I want to be clear. I have never heard the original Bobbie Gentry 1968 album The Delta Sweete. I’ve only heard pieces of it. Individual songs such as “Okolona River Bottom Band”, “Morning Glory”, and “Sermon” have shown up on Bobbie Gentry anthology discs. They are tasty tracks with the strong flavor of the rural South. Fans have hailed the flop record that followed the huge hit “Ode to Billie Joe” as a lost classic. They say the entire album is better than just a sum of its songs. It is a marvelously creative and experimental country concept disc: a beautiful and compelling piece of American art. It was too good for the public and misunderstood by the record company that promoted Gentry. Sexism was involved as women weren’t supposed to be creative geniuses.
While there is a certain amount of weirdness to the record, we are talking 1968 here: the year of the Beatles’ “White Album”, Jimi Hendrix’s Electric Ladyland, and the Band’s Music from Big Pink. Delta Sweete would seem to fit right in with these releases. It’s unfortunate the record was not more commercially successful, but the history of popular music is full of unheralded and unheard masterpieces known only to cult audiences.
Mercury Rev have revived the album as Bobbie Gentry’s the Delta Sweete Revisited and have enlisted a stellar cast of female singers to help, including Norah Jones, Margo Price, Beth Orton, Vashti Bunyan, Phoebe Bridgers, and Lucinda Williams. I can’t compare what they have done to the original (which I never heard). But I can attest to the high quality of what they have released. Each of the artists mentioned provides superb vocal accompaniments. The new recording is by turns lovely, haunting, exciting, and emotive—a mix of covers and originals that Gentry first put together—that evoke a mythical South baked in the lazy sunshine glow of memory.
There’s also the hint of danger and excitement mixed in the dust of contentment that adds heat to being in the moment. Consider the Dutch actress/songstress Carice van Houten’s take on Bukka White’s Delta blues classic “Parchment Farm”. She makes one pity the poor inmate busted for nothing but shootin’ his wife. Damn. The song rolls with a steam train of intensity towards completion, sound effects and all. Mercury Rev maintain the essential blues character of the song.

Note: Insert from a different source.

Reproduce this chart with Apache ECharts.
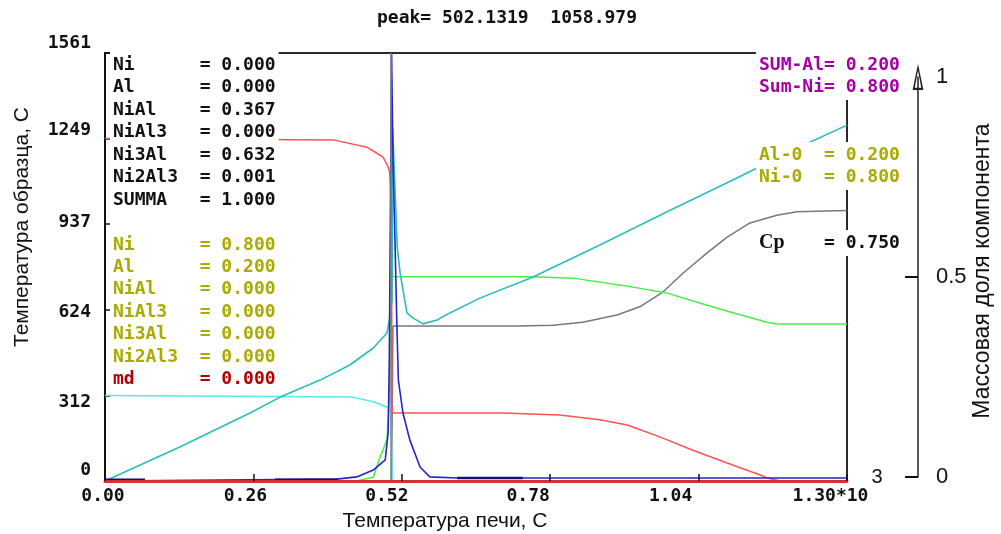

That’s not true of Hope Sandoval’s sultry rendition of Jimmy Reed’s “Big Boss Man”. She takes it—and presumably, Gentry took it—to a much more sexual place. Mercury Rev give the singer lots of breathing room. She lets the lyrics drip like sweat on human skin: “Gonna get myself a boss man / one gonna treat me right / work him hard in the daytime / but I’ll sure rest easy at night.” The physical pleasures evoked are passionately clear.
Sound effects, slices of dialogue, children’s songs, and whatnot are thrown into the mix to create a nostalgic small-town vibe. They are interspersed with songs and offered as interludes complete within themselves. Individual tracks bristle with the energy of opportunity. Mercury Rev employ a kitchen sink’s worth of materials on the album but never overload an individual track. There is a sparseness to the arrangements and productions.
For example, they let Lætitia Sadier (Stereolab) sing Gentry’s gentle “Mornin’ Glory” over what seems a small orchestra at some points and just a plucked guitar at others to suggest the sweeping nature of dreams. Again, Mercury Rev presumably are simply recreating the original intent—but it is still wonderful.
The album does end with a bonus cut, a cover of “Ode to Billie Joe” by Lucinda Williams. She sings with a slight tremor in her voice, and Mercury Rev give her a heavy bass reverb, that adds a spookiness to the whole affair. When Williams sings about five more acres that need to be plowed, it sounds as if she’s stabbing the air with a broad-bladed knife. The track provides an elegant coda to the album. Gentry’s hit version was mysterious because she seemed like such a simple country girl to be telling such a tragic tale. Williams suggests that even 50 years later, we will never really understand what it all means, any more than we will ever get back to the world of Delta Sweete—or stop feeling as if we never really left.